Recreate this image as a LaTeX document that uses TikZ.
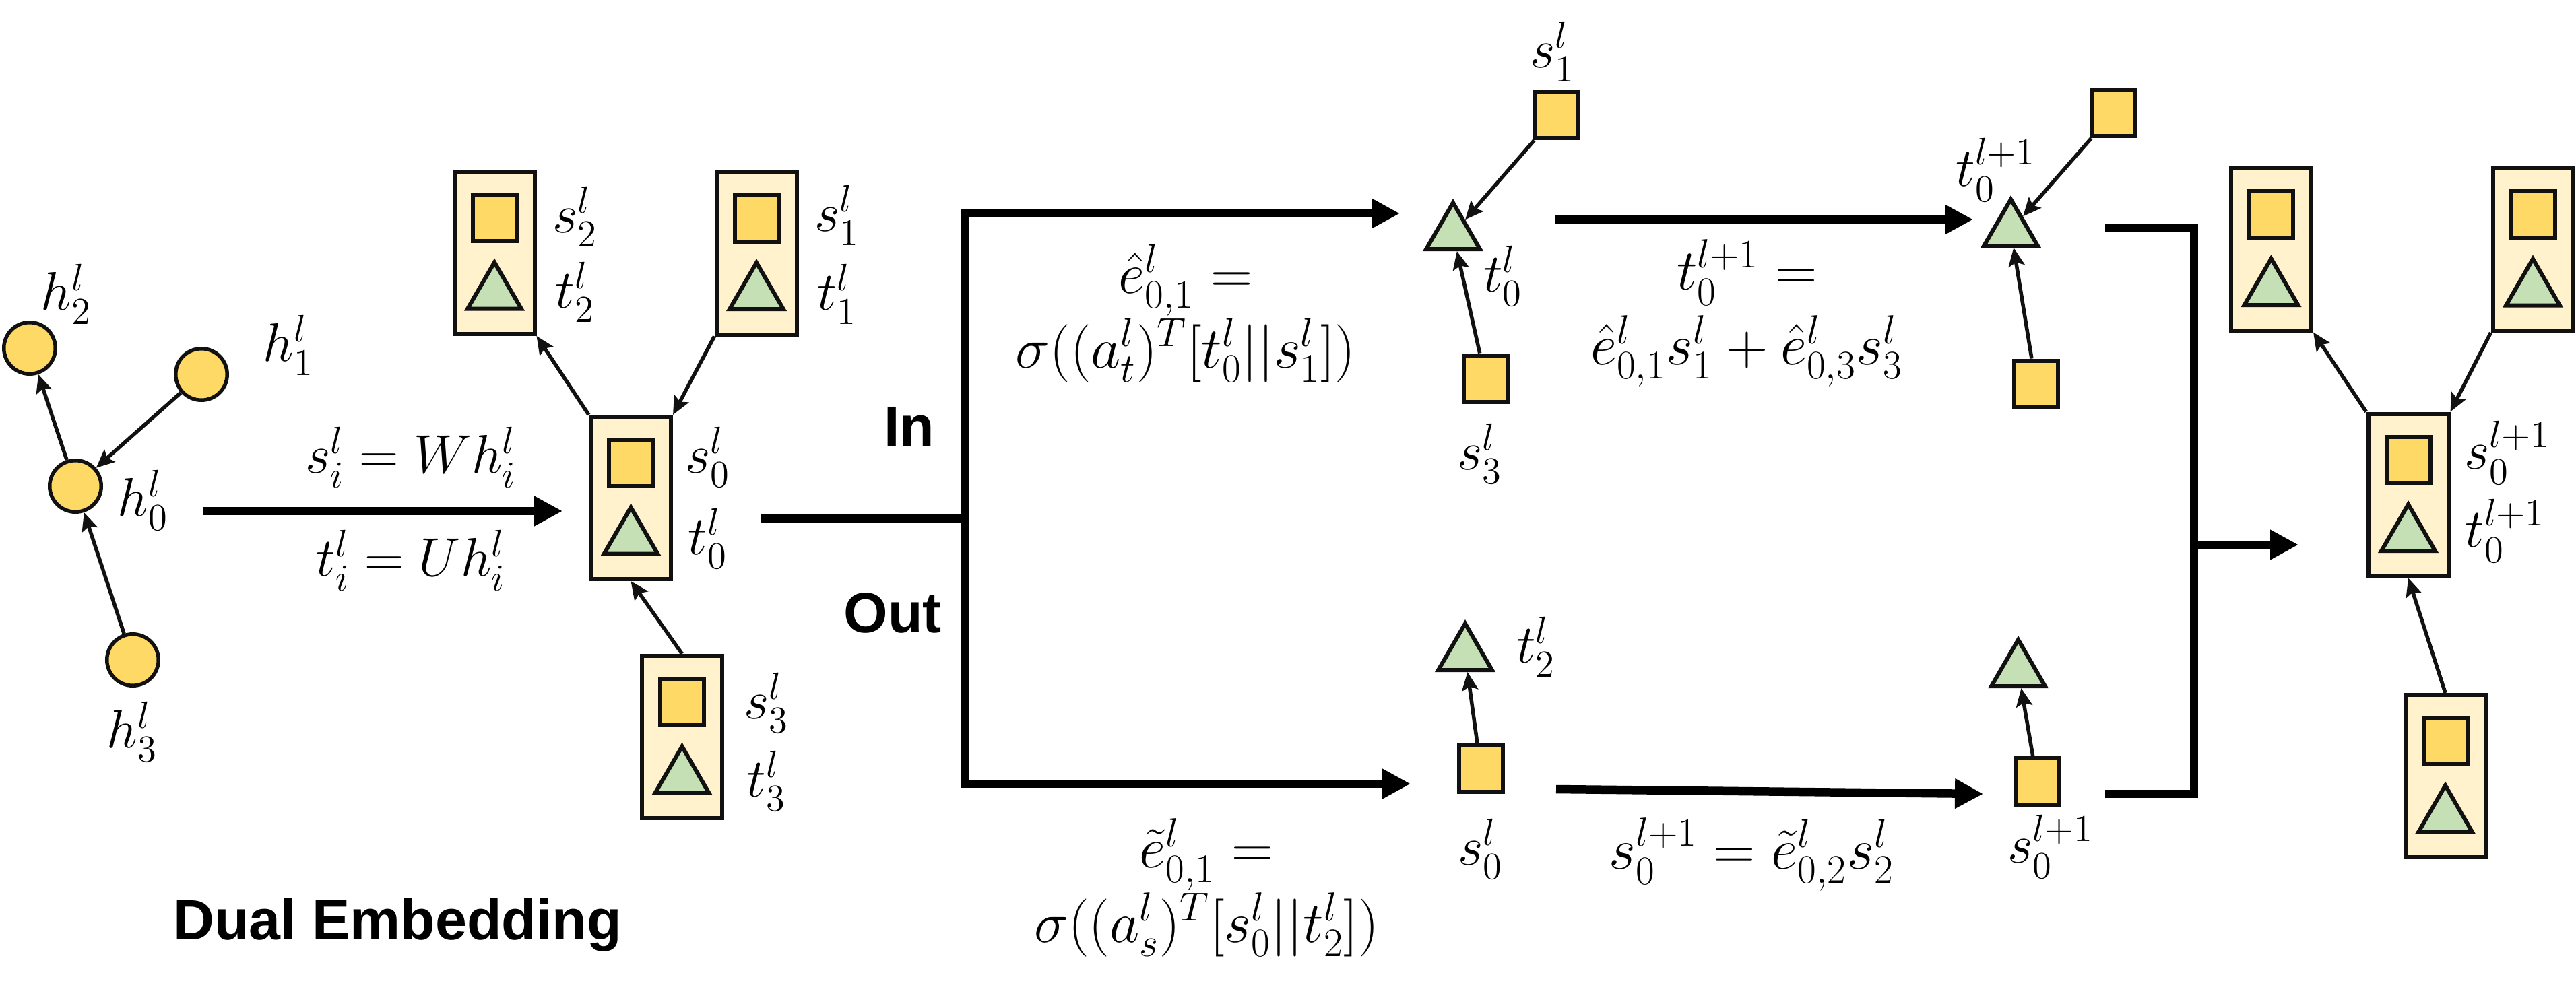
\documentclass[tikz,border=0pt]{standalone}
\usepackage{fix-cm}
\usepackage{amsmath}
\usepackage[no-math]{fontspec}
\newfontfamily\arialfont{Liberation Sans}
\usetikzlibrary{arrows.meta,shapes.geometric,calc}
\definecolor{gold}{HTML}{FFD966}
\definecolor{leaf}{HTML}{C5E0B4}
\definecolor{cream}{HTML}{FFF2CC}
\definecolor{ink}{HTML}{111111}
\tikzset{
 circ/.style={circle, draw=ink, fill=gold, line width=0.55mm, minimum size=7.65mm, inner sep=0pt},
 sq/.style={rectangle, draw=ink, fill=gold, line width=0.6mm, minimum width=6.5mm, minimum height=6.9mm, inner sep=0pt},
 tri/.style={regular polygon, regular polygon sides=3, draw=ink, fill=leaf, line width=0.6mm, minimum size=9.2mm, inner sep=0pt},
 dbox/.style={rectangle, draw=ink, fill=cream, line width=0.6mm, minimum width=11.9mm, minimum height=24.1mm, inner sep=0pt},
 lbl/.style={inner sep=0pt, font=\fontsize{23}{27}\selectfont},
 eqlbl/.style={inner sep=0pt, align=center, font=\fontsize{24.5}{31.5}\selectfont},
 boldlbl/.style={inner sep=0pt, font=\arialfont\bfseries\fontsize{24}{28}\selectfont},
 arr/.style={draw=ink, line width=0.55mm, -{Stealth[length=2.7mm,width=2.4mm,inset=0.5mm]}},
 thk/.style={draw=black, line width=1.25mm},
 bigtip/.style={-{Triangle[length=4.2mm,width=4.2mm]}},
 bothtips/.style={{Triangle[length=4.2mm,width=4.2mm]}-{Triangle[length=4.2mm,width=4.2mm]}},
}
\newcommand{\dualbox}[3]{%
 \node[dbox] (#1) at (#2,#3) {};
 \node[sq] (#1s) at ($(#1)+(0,-52)$) {};
 \node[tri] (#1t) at ($(#1)+(0,60)$) {};
}
\begin{document}
\begin{tikzpicture}[x=0.1mm,y=-0.1mm]
\useasboundingbox (0,0) rectangle (3824,1494);

% left graph
\node[circ] (h2) at (44,517) {};
\node[circ] (h1) at (299,556) {};
\node[circ] (h0) at (112,722) {};
\node[circ] (h3) at (197,980) {};
\node[lbl] (lh2) at (98,437) {$h^l_2$};
\node[lbl] (lh1) at (428,513) {$h^l_1$};
\node[lbl] (lh0) at (212,743) {$h^l_0$};
\node[lbl] (lh3) at (196,1087) {$h^l_3$};
\draw[arr] (h0) -- (h2);
\draw[arr] (h1) -- (h0);
\draw[arr] (h3) -- (h0);

% embedding arrow
\coordinate (a1s) at (302,759);
\coordinate (a1e) at (835,759);
\draw[thk,bigtip] (a1s) -- (a1e);
\node[lbl] (eqs) at (610,679) {$s^l_i = Wh^l_i$};
\node[lbl] (eqt) at (610,832) {$t^l_i = Uh^l_i$};

% dual boxes (left)
\dualbox{B2}{734}{375.5}
\dualbox{B1}{1123}{376}
\dualbox{C0}{936.5}{739.5}
\dualbox{B3}{1012.5}{1094.5}
\node[lbl] (ls2) at (854,322) {$s^l_2$};
\node[lbl] (lt2) at (854,434) {$t^l_2$};
\node[lbl] (ls1) at (1243,320) {$s^l_1$};
\node[lbl] (lt1) at (1243,437) {$t^l_1$};
\node[lbl] (ls0) at (1051,679) {$s^l_0$};
\node[lbl] (lt0) at (1051,800) {$t^l_0$};
\node[lbl] (ls3) at (1138,1044) {$s^l_3$};
\node[lbl] (lt3) at (1138,1160) {$t^l_3$};
\draw[arr] (C0.north west) -- (B2.south east);
\draw[arr] (B1.south west) -- (C0.north east);
\draw[arr] (B3.north) -- (C0.south);

\node[boldlbl] (dual) at (590,1374) {Dual Embedding};

% split
\coordinate (c0o) at (1129,770);
\coordinate (jn) at (1432,770);
\coordinate (inT) at (2078,317);
\coordinate (outT) at (2094,1164);
\draw[thk] (c0o) -- (jn);
\draw[thk,bothtips] (inT) -| (jn) |- (outT);
\node[boldlbl] (inl) at (1350,633) {In};
\node[boldlbl] (outl) at (1325,910) {Out};

% In branch
\node[tri] (ti) at (2157,347) {};
\node[sq] (si1) at (2310,171) {};
\node[sq] (si3) at (2205,562) {};
\draw[arr] (si1) -- (ti);
\draw[arr] (si3) -- (ti);
\node[lbl] (lsi1) at (2305,77) {$s^l_1$};
\node[lbl] (lti) at (2231,410) {$t^l_0$};
\node[lbl] (lsi3) at (2197,674) {$s^l_3$};
\node[eqlbl] (ehat) at (1760,465) {$\hat{e}^l_{0,1} =$\\$\sigma((a^l_t)^T[t^l_0||s^l_1])$};

\coordinate (m1s) at (2308,326);
\coordinate (m1e) at (2929,326);
\draw[thk,bigtip] (m1s) -- (m1e);
\node[eqlbl] (tup) at (2593,465) {$t^{l+1}_0 =$\\$\hat{e}^l_{0,1}s^l_1 + \hat{e}^l_{0,3}s^l_3$};

\node[tri] (ri) at (2985,342) {};
\node[sq] (so1) at (3137,168) {};
\node[sq] (so3) at (3022,570) {};
\draw[arr] (so1) -- (ri);
\draw[arr] (so3) -- (ri);
\node[lbl] (lri) at (2963,252) {$t^{l+1}_0$};

% Out branch
\node[tri] (t2o) at (2175,972) {};
\node[sq] (s0o) at (2198,1141) {};
\draw[arr] (s0o) -- (t2o);
\node[lbl] (lt2o) at (2280,961) {$t^l_2$};
\node[lbl] (ls0o) at (2198,1261) {$s^l_0$};
\node[eqlbl] (etil) at (1791,1318) {$\tilde{e}^l_{0,1} =$\\$\sigma((a^l_s)^T[s^l_0||t^l_2])$};

\coordinate (m2s) at (2310,1172);
\coordinate (m2e) at (2944,1179);
\draw[thk,bigtip] (m2s) -- (m2e);
\node[eqlbl] (sup) at (2600,1269) {$s^{l+1}_0 = \tilde{e}^l_{0,2}s^l_2$};

\node[tri] (t2r) at (2996,996) {};
\node[sq] (s0r) at (3024,1160) {};
\draw[arr] (s0r) -- (t2r);
\node[lbl] (ls0r) at (3044,1257) {$s^{l+1}_0$};

% bracket
\coordinate (bt) at (3125,339);
\coordinate (bc) at (3257,1179);
\coordinate (bb) at (3125,1179);
\coordinate (bm) at (3257,809);
\coordinate (be) at (3412,809);
\draw[thk] (bt) -| (bc) -- (bb);
\draw[thk,bigtip] (bm) -- (be);

% right dual boxes
\dualbox{R1}{3371.5}{370}
\dualbox{R2}{3760}{370.5}
\dualbox{RC}{3575}{735}
\dualbox{RB}{3630}{1152.5}
\draw[arr] (RC.north west) -- (R1.south east);
\draw[arr] (R2.south west) -- (RC.north east);
\draw[arr] (RB.north) -- (RC.south);
\node[lbl] (lrs) at (3722,672) {$s^{l+1}_0$};
\node[lbl] (lrt) at (3719,788) {$t^{l+1}_0$};
\end{tikzpicture}
\end{document}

- - -

▶ [GIVEN INSTRUCTION] Leaving the pictures aside, transcribe the entire listing exactly.

▶ [WRITTEN SOLUTION]
Recreate this image as a LaTeX document that uses TikZ.
\documentclass[tikz,border=0pt]{standalone}
\usepackage{fix-cm}
\usepackage{amsmath}
\usepackage[no-math]{fontspec}
\newfontfamily\arialfont{Liberation Sans}
\usetikzlibrary{arrows.meta,shapes.geometric,calc}
\definecolor{gold}{HTML}{FFD966}
\definecolor{leaf}{HTML}{C5E0B4}
\definecolor{cream}{HTML}{FFF2CC}
\definecolor{ink}{HTML}{111111}
\tikzset{
 circ/.style={circle, draw=ink, fill=gold, line width=0.55mm, minimum size=7.65mm, inner sep=0pt},
 sq/.style={rectangle, draw=ink, fill=gold, line width=0.6mm, minimum width=6.5mm, minimum height=6.9mm, inner sep=0pt},
 tri/.style={regular polygon, regular polygon sides=3, draw=ink, fill=leaf, line width=0.6mm, minimum size=9.2mm, inner sep=0pt},
 dbox/.style={rectangle, draw=ink, fill=cream, line width=0.6mm, minimum width=11.9mm, minimum height=24.1mm, inner sep=0pt},
 lbl/.style={inner sep=0pt, font=\fontsize{23}{27}\selectfont},
 eqlbl/.style={inner sep=0pt, align=center, font=\fontsize{24.5}{31.5}\selectfont},
 boldlbl/.style={inner sep=0pt, font=\arialfont\bfseries\fontsize{24}{28}\selectfont},
 arr/.style={draw=ink, line width=0.55mm, -{Stealth[length=2.7mm,width=2.4mm,inset=0.5mm]}},
 thk/.style={draw=black, line width=1.25mm},
 bigtip/.style={-{Triangle[length=4.2mm,width=4.2mm]}},
 bothtips/.style={{Triangle[length=4.2mm,width=4.2mm]}-{Triangle[length=4.2mm,width=4.2mm]}},
}
\newcommand{\dualbox}[3]{%
 \node[dbox] (#1) at (#2,#3) {};
 \node[sq] (#1s) at ($(#1)+(0,-52)$) {};
 \node[tri] (#1t) at ($(#1)+(0,60)$) {};
}
\begin{document}
\begin{tikzpicture}[x=0.1mm,y=-0.1mm]
\useasboundingbox (0,0) rectangle (3824,1494);

% left graph
\node[circ] (h2) at (44,517) {};
\node[circ] (h1) at (299,556) {};
\node[circ] (h0) at (112,722) {};
\node[circ] (h3) at (197,980) {};
\node[lbl] (lh2) at (98,437) {$h^l_2$};
\node[lbl] (lh1) at (428,513) {$h^l_1$};
\node[lbl] (lh0) at (212,743) {$h^l_0$};
\node[lbl] (lh3) at (196,1087) {$h^l_3$};
\draw[arr] (h0) -- (h2);
\draw[arr] (h1) -- (h0);
\draw[arr] (h3) -- (h0);

% embedding arrow
\coordinate (a1s) at (302,759);
\coordinate (a1e) at (835,759);
\draw[thk,bigtip] (a1s) -- (a1e);
\node[lbl] (eqs) at (610,679) {$s^l_i = Wh^l_i$};
\node[lbl] (eqt) at (610,832) {$t^l_i = Uh^l_i$};

% dual boxes (left)
\dualbox{B2}{734}{375.5}
\dualbox{B1}{1123}{376}
\dualbox{C0}{936.5}{739.5}
\dualbox{B3}{1012.5}{1094.5}
\node[lbl] (ls2) at (854,322) {$s^l_2$};
\node[lbl] (lt2) at (854,434) {$t^l_2$};
\node[lbl] (ls1) at (1243,320) {$s^l_1$};
\node[lbl] (lt1) at (1243,437) {$t^l_1$};
\node[lbl] (ls0) at (1051,679) {$s^l_0$};
\node[lbl] (lt0) at (1051,800) {$t^l_0$};
\node[lbl] (ls3) at (1138,1044) {$s^l_3$};
\node[lbl] (lt3) at (1138,1160) {$t^l_3$};
\draw[arr] (C0.north west) -- (B2.south east);
\draw[arr] (B1.south west) -- (C0.north east);
\draw[arr] (B3.north) -- (C0.south);

\node[boldlbl] (dual) at (590,1374) {Dual Embedding};

% split
\coordinate (c0o) at (1129,770);
\coordinate (jn) at (1432,770);
\coordinate (inT) at (2078,317);
\coordinate (outT) at (2094,1164);
\draw[thk] (c0o) -- (jn);
\draw[thk,bothtips] (inT) -| (jn) |- (outT);
\node[boldlbl] (inl) at (1350,633) {In};
\node[boldlbl] (outl) at (1325,910) {Out};

% In branch
\node[tri] (ti) at (2157,347) {};
\node[sq] (si1) at (2310,171) {};
\node[sq] (si3) at (2205,562) {};
\draw[arr] (si1) -- (ti);
\draw[arr] (si3) -- (ti);
\node[lbl] (lsi1) at (2305,77) {$s^l_1$};
\node[lbl] (lti) at (2231,410) {$t^l_0$};
\node[lbl] (lsi3) at (2197,674) {$s^l_3$};
\node[eqlbl] (ehat) at (1760,465) {$\hat{e}^l_{0,1} =$\\$\sigma((a^l_t)^T[t^l_0||s^l_1])$};

\coordinate (m1s) at (2308,326);
\coordinate (m1e) at (2929,326);
\draw[thk,bigtip] (m1s) -- (m1e);
\node[eqlbl] (tup) at (2593,465) {$t^{l+1}_0 =$\\$\hat{e}^l_{0,1}s^l_1 + \hat{e}^l_{0,3}s^l_3$};

\node[tri] (ri) at (2985,342) {};
\node[sq] (so1) at (3137,168) {};
\node[sq] (so3) at (3022,570) {};
\draw[arr] (so1) -- (ri);
\draw[arr] (so3) -- (ri);
\node[lbl] (lri) at (2963,252) {$t^{l+1}_0$};

% Out branch
\node[tri] (t2o) at (2175,972) {};
\node[sq] (s0o) at (2198,1141) {};
\draw[arr] (s0o) -- (t2o);
\node[lbl] (lt2o) at (2280,961) {$t^l_2$};
\node[lbl] (ls0o) at (2198,1261) {$s^l_0$};
\node[eqlbl] (etil) at (1791,1318) {$\tilde{e}^l_{0,1} =$\\$\sigma((a^l_s)^T[s^l_0||t^l_2])$};

\coordinate (m2s) at (2310,1172);
\coordinate (m2e) at (2944,1179);
\draw[thk,bigtip] (m2s) -- (m2e);
\node[eqlbl] (sup) at (2600,1269) {$s^{l+1}_0 = \tilde{e}^l_{0,2}s^l_2$};

\node[tri] (t2r) at (2996,996) {};
\node[sq] (s0r) at (3024,1160) {};
\draw[arr] (s0r) -- (t2r);
\node[lbl] (ls0r) at (3044,1257) {$s^{l+1}_0$};

% bracket
\coordinate (bt) at (3125,339);
\coordinate (bc) at (3257,1179);
\coordinate (bb) at (3125,1179);
\coordinate (bm) at (3257,809);
\coordinate (be) at (3412,809);
\draw[thk] (bt) -| (bc) -- (bb);
\draw[thk,bigtip] (bm) -- (be);

% right dual boxes
\dualbox{R1}{3371.5}{370}
\dualbox{R2}{3760}{370.5}
\dualbox{RC}{3575}{735}
\dualbox{RB}{3630}{1152.5}
\draw[arr] (RC.north west) -- (R1.south east);
\draw[arr] (R2.south west) -- (RC.north east);
\draw[arr] (RB.north) -- (RC.south);
\node[lbl] (lrs) at (3722,672) {$s^{l+1}_0$};
\node[lbl] (lrt) at (3719,788) {$t^{l+1}_0$};
\end{tikzpicture}
\end{document}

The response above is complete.